In: Economics
Please give a broad definition of “production possibilities curve” and explain the sources of economic growth that shift production possibilities curve. (You are expected to give a detailed explanation and examples, but you don’t need to draw diagrams).
Production possibility frontier is the graph which indicates the various production possibilities of two commodities when resources are fixed. The production of one commodity can only be increased by sacrificing the production of the other commodity. It is also called the production possibility curve or product transformation curve.
Increases in the quantity or quality of resources will shift the PPC outward, making it possible to produce greater quantities of both goods. Increases in the quantity of resources include more land, labor, or capital. Increases in the quality of resources most often focus on expanding human capital (skill and knowledge of labor), but could also include anything that makes land, labor, or capital more productive.

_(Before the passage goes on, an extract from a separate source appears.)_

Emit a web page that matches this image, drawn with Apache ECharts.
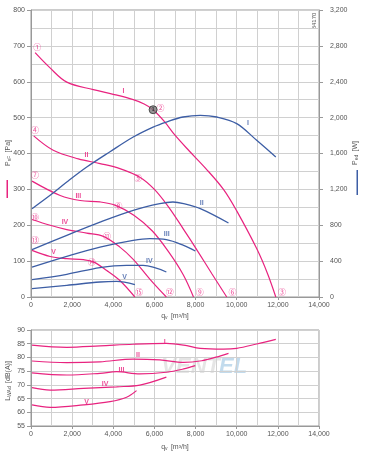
<!DOCTYPE html>
<html><head><meta charset="utf-8">
<script src="https://cdn.jsdelivr.net/npm/echarts@6/dist/echarts.min.js"></script>
<style>html,body{margin:0;padding:0;background:#fff}#c{width:368px;height:454px}</style>
</head><body><div id="c"></div>
<script>
// ---- Data (q in m³/h, pressure in Pa, power in W, sound in dB(A)) ----
const pressureI   = [[200,681],[900,640],[1740,599],[3030,578],[4000,565],[4970,550],[5500,538],[5935,522],[6500,488],[7000,451],[7660,409],[8500,358],[9356,300],[10000,240],[10970,135],[11500,65],[11900,0]];
const pressureII  = [[130,449],[1080,409],[2300,385],[3355,372],[4320,358],[5290,334],[6000,300],[6700,250],[7400,190],[8100,128],[8800,64],[9515,0]];
const pressureIII = [[50,323],[1420,283],[2390,269],[3355,265],[4080,256],[5000,228],[5900,184],[6700,125],[7400,62],[7900,0]];
const pressureIV  = [[50,216],[930,200],[1740,188],[2710,178],[3515,169],[4320,139],[4970,105],[5775,50],[6580,0]];
const pressureV   = [[50,130],[930,113],[1740,107],[2550,104],[3030,98],[3680,74],[4320,46],[5050,0]];

const powerI   = [[50,985],[930,1134],[1740,1282],[2710,1449],[3840,1620],[4970,1784],[5935,1895],[6580,1951],[7390,2007],[8230,2026],[9030,2007],[10000,1933],[10970,1747],[11900,1561]];
const powerII  = [[50,528],[1740,688],[3355,836],[4970,967],[6260,1041],[6900,1059],[7420,1041],[8230,985],[9600,825]];
const powerIII = [[50,334],[1740,454],[3355,557],[4970,632],[5775,651],[6580,640],[7420,576],[7985,513]];
const powerIV  = [[50,194],[1740,253],[3355,328],[4645,353],[5450,353],[6580,279]];
const powerV   = [[50,94],[1740,130],[3355,167],[4160,174],[5050,138]];

const soundI   = [[50,84.5],[1740,83.7],[3355,84.2],[4970,84.8],[6580,85.1],[7420,84.5],[8230,83.3],[9356,83.0],[10000,83.3],[10970,84.9],[11900,86.6]];
const soundII  = [[50,78.7],[1740,78.1],[3355,78.4],[4970,79.4],[6260,79.1],[7420,78.2],[8300,78.8],[9000,80.1],[9600,81.5]];
const soundIII = [[50,74.4],[1740,73.6],[3355,74.2],[4160,74.8],[5290,74.0],[6580,74.6],[7420,75.8],[7985,77.0]];
const soundIV  = [[50,69.0],[930,68.1],[2550,68.7],[4160,69.3],[5290,69.9],[6580,72.8]];
const soundV   = [[50,62.7],[930,61.8],[2550,62.7],[3840,63.9],[4645,65.5],[5130,67.9]];

// label anchors [q, value, text]
const pressureLabels = [[4500,575,'I'],[2700,395,'II'],[2300,280,'III'],[1650,208,'IV'],[1100,125,'V']];
const powerLabels = [[10550,1935,'I'],[8300,1050,'II'],[6600,706,'III'],[5750,400,'IV'],[4550,222,'V']];
const soundLabels = [[6500,85.7,'I'],[5200,80.7,'II'],[4400,75.5,'III'],[3600,70.2,'IV'],[2700,63.8,'V']];
const pointMarks = [[300,698,'①'],[6300,527,'②'],[12200,14,'③'],[200,466,'④'],[5200,333,'⑤'],[9800,14,'⑥'],[200,339,'⑦'],[4250,253,'⑧'],[8200,14,'⑨'],[200,224,'⑩'],[3700,170,'⑪'],[6750,14,'⑫'],[200,160,'⑬'],[2950,99,'⑭'],[5250,14,'⑮']];
const operatingPoint = [[5935,522]];

const PINK = '#e8237f', BLUE = '#3d5ea5', GRID = '#d0d0d0', TXT = '#555';
const FONT = 'Liberation Sans';

const chart = echarts.init(document.getElementById('c'), null, {renderer:'canvas'});
const fmt = v => v.toLocaleString('en-US');

function xAxis(gridIndex){
  return {type:'value', gridIndex, min:0, max:14000, interval:2000,
    axisLine:{show:true, lineStyle:{color:'#999', width:1}},
    axisTick:{show:true, length:3, lineStyle:{color:'#999'}},
    axisLabel:{fontSize:7, color:TXT, fontFamily:FONT, margin:5, formatter:fmt},
    splitLine:{show:true, lineStyle:{color:GRID, width:1}},
    minorTick:{show:false, splitNumber:2},
    minorSplitLine:{show:true, lineStyle:{color:GRID, width:1}}};
}
function line(data, color, xi, yi, w){
  return {type:'line', data, xAxisIndex:xi, yAxisIndex:yi, smooth:0.35, symbol:'none',
    lineStyle:{color, width:w||1.2}, z:3, silent:true};
}
function labels(data, color, xi, yi){
  return {type:'scatter', data, xAxisIndex:xi, yAxisIndex:yi, symbolSize:0, z:5, silent:true,
    label:{show:true, position:'inside', formatter:p=>p.data[2], color, fontSize:7, fontFamily:FONT, fontWeight:'bold'}};
}
const sub = (main, s, tail) => ({text:'{a|'+main+'}{s|'+s+'} {a|'+tail+'}', align:'center', verticalAlign:'middle',
  rich:{a:{fontSize:7, fill:TXT, fontFamily:FONT}, s:{fontSize:5, fill:TXT, fontFamily:FONT, padding:[4,0,0,0]}}});

const series = [];
[pressureI,pressureII,pressureIII,pressureIV,pressureV].forEach(d=>series.push(line(d,PINK,0,0,1.2)));
[powerI,powerII,powerIII,powerIV,powerV].forEach(d=>series.push(line(d,BLUE,0,1,1.3)));
[soundI,soundII,soundIII,soundIV,soundV].forEach(d=>series.push(line(d,PINK,1,2,1.2)));
series.push(labels(pressureLabels,PINK,0,0));
series.push(labels(powerLabels,BLUE,0,1));
series.push(labels(soundLabels,PINK,1,2));
series.push({type:'scatter', data:pointMarks, xAxisIndex:0, yAxisIndex:0, symbolSize:0, z:6, silent:true,
  label:{show:true, position:'inside', formatter:p=>p.data[2], color:PINK, fontSize:8, fontFamily:'Noto Sans CJK SC'}});
series.push({type:'scatter', data:operatingPoint, xAxisIndex:0, yAxisIndex:0, symbol:'circle', symbolSize:8, z:7, silent:true,
  itemStyle:{color:'#7a7a7a', borderColor:'#333', borderWidth:1},
  label:{show:true, position:'inside', formatter:'1', color:'#222', fontSize:5, fontFamily:FONT, fontWeight:'bold'}});

const option = {
  backgroundColor:'#fff',
  animation:false,
  grid:[
    {left:31, right:49, top:10, height:287, show:true, borderColor:'#999', borderWidth:1},
    {left:31, right:49, top:330, height:96, show:true, borderColor:'#999', borderWidth:1}
  ],
  xAxis:[xAxis(0), xAxis(1)],
  yAxis:[
    {type:'value', gridIndex:0, min:0, max:800, interval:100,
      axisLine:{show:true, lineStyle:{color:'#999'}}, axisTick:{show:true, length:4, lineStyle:{color:'#999'}},
      axisLabel:{fontSize:7, color:TXT, fontFamily:FONT, margin:6},
      splitLine:{show:true, lineStyle:{color:GRID}},
      minorTick:{show:false, splitNumber:2}, minorSplitLine:{show:true, lineStyle:{color:GRID}}},
    {type:'value', gridIndex:0, position:'right', min:0, max:3200, interval:400,
      axisLine:{show:true, lineStyle:{color:'#999'}}, axisTick:{show:true, length:4, lineStyle:{color:'#999'}},
      axisLabel:{fontSize:7, color:TXT, fontFamily:FONT, margin:11, formatter:fmt},
      splitLine:{show:false}},
    {type:'value', gridIndex:1, min:55, max:90, interval:5,
      axisLine:{show:true, lineStyle:{color:'#999'}}, axisTick:{show:true, length:4, lineStyle:{color:'#999'}},
      axisLabel:{fontSize:7, color:TXT, fontFamily:FONT, margin:6},
      splitLine:{show:true, lineStyle:{color:GRID}}}
  ],
  series,
  graphic:[
    {type:'text', x:220, y:356, z:0, silent:true,
      style:{text:'VENT', align:'right', font:'italic bold 22px "Liberation Sans"', fill:'rgba(170,170,170,0.3)'}},
    {type:'text', x:219, y:356, z:0, silent:true,
      style:{text:'EL', align:'left', font:'italic bold 22px "Liberation Sans"', fill:'rgba(120,175,215,0.45)'}},
    {type:'text', x:8, y:153, rotation:Math.PI/2, silent:true, style:sub('P','sF','[Pa]')},
    {type:'rect', shape:{x:6.5, y:180, width:1.5, height:18}, style:{fill:PINK}, silent:true},
    {type:'text', x:355, y:153, rotation:Math.PI/2, silent:true, style:sub('P','ed','[W]')},
    {type:'rect', shape:{x:356.5, y:170, width:1.5, height:25}, style:{fill:BLUE}, silent:true},
    {type:'text', x:175, y:316, silent:true, style:sub('q','v','[m³/h]')},
    {type:'text', x:175, y:447, silent:true, style:sub('q','v','[m³/h]')},
    {type:'text', x:8, y:381, rotation:Math.PI/2, silent:true, style:sub('L','WAd','[dB(A)]')},
    {type:'text', x:314, y:21, rotation:Math.PI/2, silent:true,
      style:{text:'84170', align:'center', verticalAlign:'middle', fontSize:6, fill:TXT, fontFamily:FONT}}
  ]
};
chart.setOption(option);
</script></body></html>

Decreases in the quantity or quality of resources will shift the PPC inward. This decreases the possible production of both goods.

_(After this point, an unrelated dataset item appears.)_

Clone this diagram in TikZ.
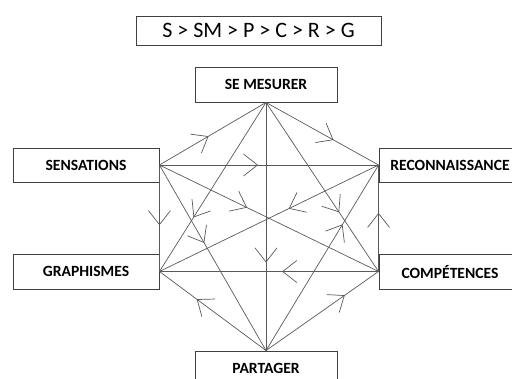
\documentclass[tikz,border=0pt]{standalone}
\usepackage{fontspec}
\setmainfont{Carlito}
\usetikzlibrary{arrows.meta,decorations.markings}
\begin{document}
\begin{tikzpicture}[x=1pt,y=-1pt,
        flow/.style={decoration={markings,mark=at position #1 with {\arrow{Straight Barb[length=14pt,width=22pt]}}},postaction={decorate}}]
        \tikzstyle{box}=[draw=black!75,line width=0.9pt,text=black,font=\fontsize{15.6}{18}\selectfont\bfseries,minimum height=35pt,inner sep=0pt]
        \tikzstyle{link}=[draw=black!65,line width=0.7pt]
        \useasboundingbox (0,0) rectangle (512,378);
        \node[box,minimum width=245pt,minimum height=29pt,font=\fontsize{22}{26}\selectfont] (order) at (258.5,30.5) {S > SM > P > C > R > G};
        \node[box,minimum width=142pt] (sm) at (266,84.5) {SE MESURER};
        \node[box,minimum width=146pt,minimum height=34pt] (sens) at (86,165) {SENSATIONS};
        \node[box,minimum width=142pt,minimum height=34pt] (reco) at (450,165) {RECONNAISSANCE};
        \node[box,minimum width=146pt] (graph) at (86,271.5) {GRAPHISMES};
        \node[box,minimum width=142pt] (comp) at (450,271.5) {COMPÉTENCES};
        \node[box,minimum width=142pt] (part) at (266,368.5) {PARTAGER};
        \draw[link,flow=0.46] (sens.east) -- (sm.south);
        \draw[link,flow=0.6] (sm.south) -- (reco.west);
        \draw[link,flow=0.45] (sens.east) -- (reco.west);
        \draw[link,flow=0.645] (sm.south) -- (part.north);
        \draw[link,flow=0.44] (comp.west) -- (graph.east);
        \draw[link,flow=0.65] (part.north) -- (graph.east);
        \draw[link,flow=0.7] (part.north) -- (comp.west);
        \draw[link,flow=0.565] (sens.east) -- (graph.east);
        \draw[link,flow=0.55] (comp.west) -- (reco.west);
        \draw[link,flow=0.4] (sens.east) -- (comp.west);
        \draw[link,flow=0.65] (sm.south) -- (comp.west);
        \draw[link,flow=0.68] (sm.south) -- (graph.east);
        \draw[link,flow=0.41] (reco.west) -- (graph.east);
        \draw[link,flow=0.42] (sens.east) -- (part.north);
        \draw[link,flow=0.68] (part.north) -- (reco.west);
\end{tikzpicture}
\end{document}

If an increase in the quality or quantity of resources (including technological changes) only benefits the production of one of the products, only that side of the PPC will move outward. For example, the development of new fertilizing techniques or improved human capital for farm workers would increase the possible production of corn without impacting the possible production of robots. That would cause the corn side of the PPC to move outward. This shift would also increase the opportunity costs of producing robots while decreasing the opportunity costs for producing corn.